Also, how does the seeker know what he has found and if what he has found is the truth? Can the mind that is seeking, searching, find something that is alive, moving, that has no resting place? The religious mind does not belong to any group, any sect, any belief, any church, any organized circus; therefore it is capable of looking at things directly and understanding things immediately. Such is the religious mind, because it is a light to itself. Its light is not lit by another - the candle that is lit by another can be put out very quickly. And most of our beliefs, dogmas, rituals, are the result of propaganda which has nothing whatsoever to do with a religious life. A religious mind is a light to itself and therefore there is no punishment or reward.
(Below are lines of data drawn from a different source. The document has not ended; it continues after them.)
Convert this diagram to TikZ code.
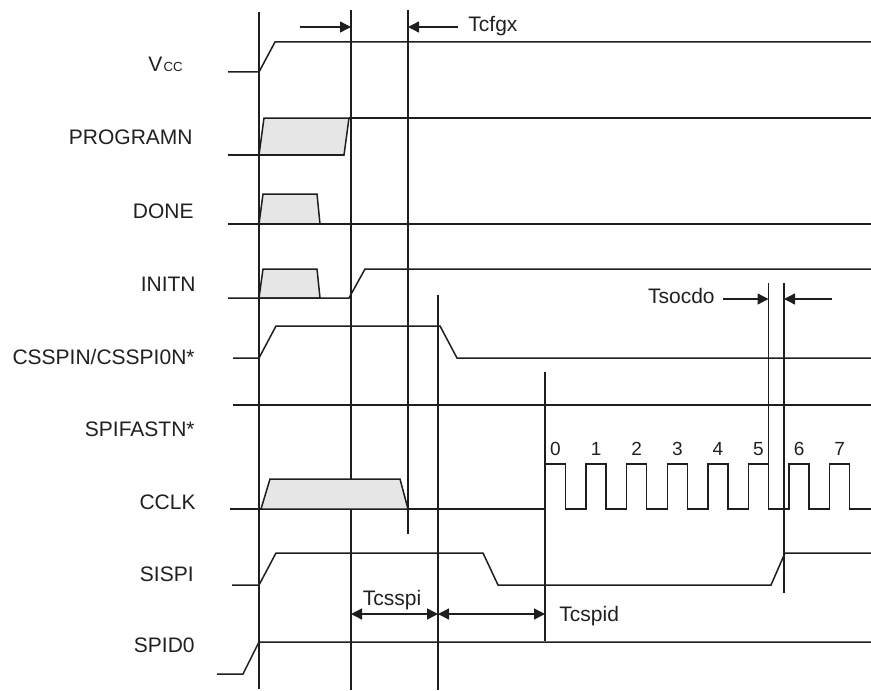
\documentclass[tikz,border=0pt]{standalone}
\usepackage{fontspec}
\setmainfont{Liberation Sans}
\usetikzlibrary{arrows.meta}
\definecolor{wave}{HTML}{1E1E1E}
\definecolor{shade}{HTML}{E6E6E6}
\definecolor{txt}{HTML}{231F20}

\begin{document}
\begin{tikzpicture}[
  x=0.5pt,y=-0.5pt,
  font=\fontsize{10.5}{12}\selectfont,
  sig/.style={draw=wave,line width=0.75pt},
  tline/.style={draw=wave,line width=0.7pt},
  pulse/.style={sig,fill=shade},
  lbl/.style={text=txt,inner sep=0pt,anchor=base east},
  num/.style={text=txt,inner sep=0pt,anchor=base,font=\fontsize{9.5}{11}\selectfont},
  arr/.style={-{Triangle[length=5.5pt,width=5.5pt]},draw=wave,line width=0.7pt},
  dbl/.style={{Triangle[length=5.5pt,width=5.5pt]}-{Triangle[length=5.5pt,width=5.5pt]},draw=wave,line width=0.7pt}
]
\useasboundingbox (0,0) rectangle (871,690);

\node[lbl] (vcc) at (183,72) {V\kern0.6pt{\fontsize{6.6}{7}\selectfont CC}};
\node[lbl] (prog) at (193,144) {PROGRAMN};
\node[lbl] (done) at (194,218) {DONE};
\node[lbl] (initn) at (196,291) {INITN};
\node[lbl] (csspin) at (195,364) {CSSPIN/CSSPI0N*};
\node[lbl] (spifast) at (195,436) {SPIFASTN*};
\node[lbl] (cclk) at (196,509) {CCLK};
\node[lbl] (sispi) at (194,581) {SISPI};
\node[lbl] (spido) at (195,652) {SPID0};

\foreach \n/\x/\a/\b in {1/259/12/689, 2/351/10/690, 3/408/10/534, 4/438/295/690,
    5/545/372/641, 6/768.5/283/509, 7/784/283/593} {
  \coordinate (v\n) at (\x,\a);
  \draw[tline] (v\n) -- (\x,\b);
}

\draw[sig] (228,72) -- (259,72) -- (275,42) -- (871,42);
\draw[pulse] (259,155) -- (264,118) -- (349,118) -- (344,155) -- cycle;
\draw[sig] (228,155) -- (344,155);
\draw[sig] (349,118) -- (871,118);
\draw[pulse] (259,224) -- (263,194) -- (317,194) -- (320,224) -- cycle;
\draw[sig] (228,224) -- (871,224);
\draw[pulse] (259,298) -- (263,269) -- (317,269) -- (320,298) -- cycle;
\draw[sig] (228,298) -- (349,298) -- (365,269) -- (871,269);
\draw[sig] (233,358) -- (259,358) -- (276,326) -- (440,326) -- (457,358) -- (871,358);
\draw[sig] (233,405) -- (871,405);
\draw[pulse] (261,509) -- (270,479) -- (400,479) -- (408,509) -- cycle;
\draw[sig] (230,509) -- (261,509);
\draw[sig] (408,509) foreach \k in {0,...,7} {
    -- ({545.5+40.6*\k},509) -- ++(0,-45) -- ++(20,0) -- ++(0,45) } -- (871,509);
\draw[sig] (232,585) -- (259,585) -- (276,553) -- (483,553) -- (498,585) -- (771,585) -- (785,553) -- (871,553);
\draw[sig] (217,674) -- (243,674) -- (259,642) -- (871,642);

\foreach \k in {0,...,7}
  \node[num] (bit\k) at ({555.5+40.6*\k},455) {\k};

\coordinate (cfgA) at (300,27);
\coordinate (cfgB) at (458,27);
\draw[arr] (cfgA) -- (cfgA -| v2);
\draw[arr] (cfgB) -- (cfgB -| v3);
\node[lbl,anchor=base west] (cfgx) at (468,32) {Tcfgx};

\node[lbl] (socdo) at (715,303) {Tsocdo};
\coordinate (socA) at (723,299);
\coordinate (socB) at (832,299);
\draw[arr] (socA) -- (socA -| v6);
\draw[arr] (socB) -- (socB -| v7);

\coordinate (spiY) at (500,614);
\draw[dbl] (spiY -| v2) -- (spiY -| v4);
\draw[dbl] (spiY -| v4) -- (spiY -| v5);
\node[lbl,anchor=base] (csspi) at (392,605) {Tcsspi};
\node[lbl,anchor=base west] (cspid) at (559,621) {Tcspid};
\end{tikzpicture}
\end{document}
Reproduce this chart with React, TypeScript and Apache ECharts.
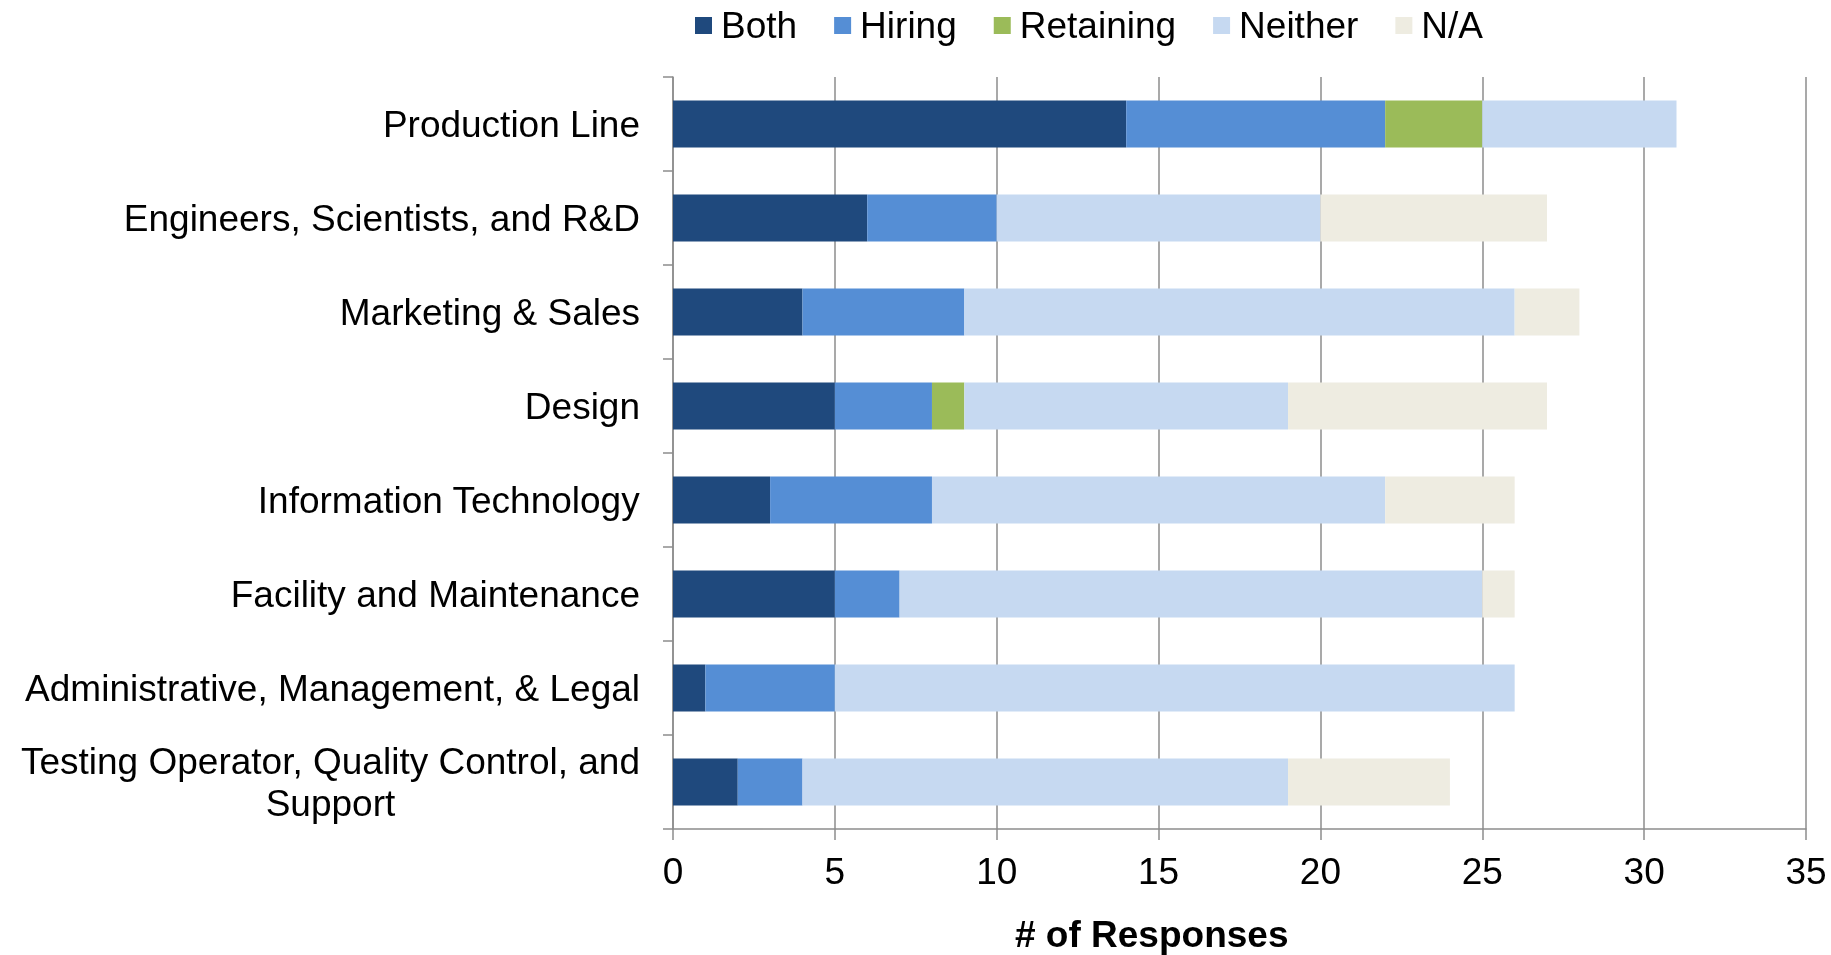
import React, { useEffect, useRef } from "react";
import * as echarts from "echarts";

const categories = [
  "Production Line",
  "Engineers, Scientists, and R&D",
  "Marketing & Sales",
  "Design",
  "Information Technology",
  "Facility and Maintenance",
  "Administrative, Management, & Legal",
  "Testing Operator, Quality Control, and\nSupport",
];

const seriesNames = ["Both", "Hiring", "Retaining", "Neither", "N/A"];
const both = [14, 6, 4, 5, 3, 5, 1, 2];
const hiring = [8, 4, 5, 3, 5, 2, 4, 2];
const retaining = [3, 0, 0, 1, 0, 0, 0, 0];
const neither = [6, 10, 17, 10, 14, 18, 21, 15];
const na = [0, 7, 2, 8, 4, 1, 0, 5];
const colors = ["#1F497D", "#558ED5", "#9BBB59", "#C6D9F1", "#EEECE1"];
const xTicks = { min: 0, max: 35, interval: 5 };
const axisTitle = "# of Responses";

const FONT = "'Liberation Sans', Arial, sans-serif";
const FS = 37;
const GRAY = "#8C8C8C";

export default function App() {
  const ref = useRef<HTMLDivElement>(null);
  useEffect(() => {
    if (!ref.current) return;
    const chart = echarts.init(ref.current, null, { renderer: "svg" });
    const values = [both, hiring, retaining, neither, na];
    chart.setOption({
      animation: false,
      textStyle: { fontFamily: FONT },
      legend: {
        left: 690,
        top: 2,
        itemWidth: 17,
        itemHeight: 17,
        itemGap: 37,
        icon: "rect",
        textStyle: { fontSize: FS, color: "#000", fontFamily: FONT, padding: [0, 0, 0, 4] },
        data: seriesNames,
      },
      grid: { left: 673, right: 25, top: 77, bottom: 126, containLabel: false },
      xAxis: {
        type: "value",
        min: xTicks.min,
        max: xTicks.max,
        interval: xTicks.interval,
        axisLine: { show: true, lineStyle: { color: GRAY, width: 1.5 } },
        axisTick: { show: true, length: 11, lineStyle: { color: GRAY, width: 1.5 } },
        splitLine: { show: true, lineStyle: { color: GRAY, width: 1.5 } },
        axisLabel: { fontSize: FS, color: "#000", margin: 24, fontFamily: FONT },
      },
      yAxis: {
        type: "category",
        inverse: true,
        data: categories,
        axisLine: { show: true, lineStyle: { color: GRAY, width: 1.5 } },
        axisTick: { show: true, length: 10, lineStyle: { color: GRAY, width: 1.5 } },
        axisLabel: {
          fontSize: FS,
          color: "#000",
          margin: 33,
          fontFamily: FONT,
          align: "right",
          formatter: (v: string) =>
            v
              .split("\n")
              .map((l) => "{c|" + l + "}")
              .join("\n"),
          rich: {
            c: { align: "center", fontSize: FS, lineHeight: 42, color: "#000", fontFamily: FONT },
          },
        },
      },
      graphic: [
        {
          type: "text",
          left: 1015,
          top: 916,
          style: {
            text: axisTitle,
            font: `bold ${FS}px ${FONT}`,
            fill: "#000",
          },
        },
      ],
      series: seriesNames.map((name, i) => ({
        name,
        type: "bar",
        stack: "total",
        barWidth: 47,
        itemStyle: { color: colors[i] },
        data: values[i],
      })),
    });
    return () => chart.dispose();
  }, []);
  return (
    <div
      ref={ref}
      style={{ position: "fixed", left: 0, top: 0, width: 1831, height: 955 }}
    />
  );
}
Meditation is the emptying of the mind, totally. The content of the mind is the result of time, of what is called evolution; it is the result of a thousand experiences, a vast accumulation of knowledge, of memories. The mind is so burdened with the past because all knowledge is the past, all experience is the past, and all memory is the accumulated result of a thousand experiences - that is the known. Can the mind, which is both the conscious as well as the unconscious, empty itself completely of the past? That is the whole movement of meditation. The mind being aware of itself without any choice, seeing all the movement of itself - can that awareness totally empty the mind of the known? Because if there is any remnant of the past the mind cannot be innocent. So meditation is the total emptying of the mind.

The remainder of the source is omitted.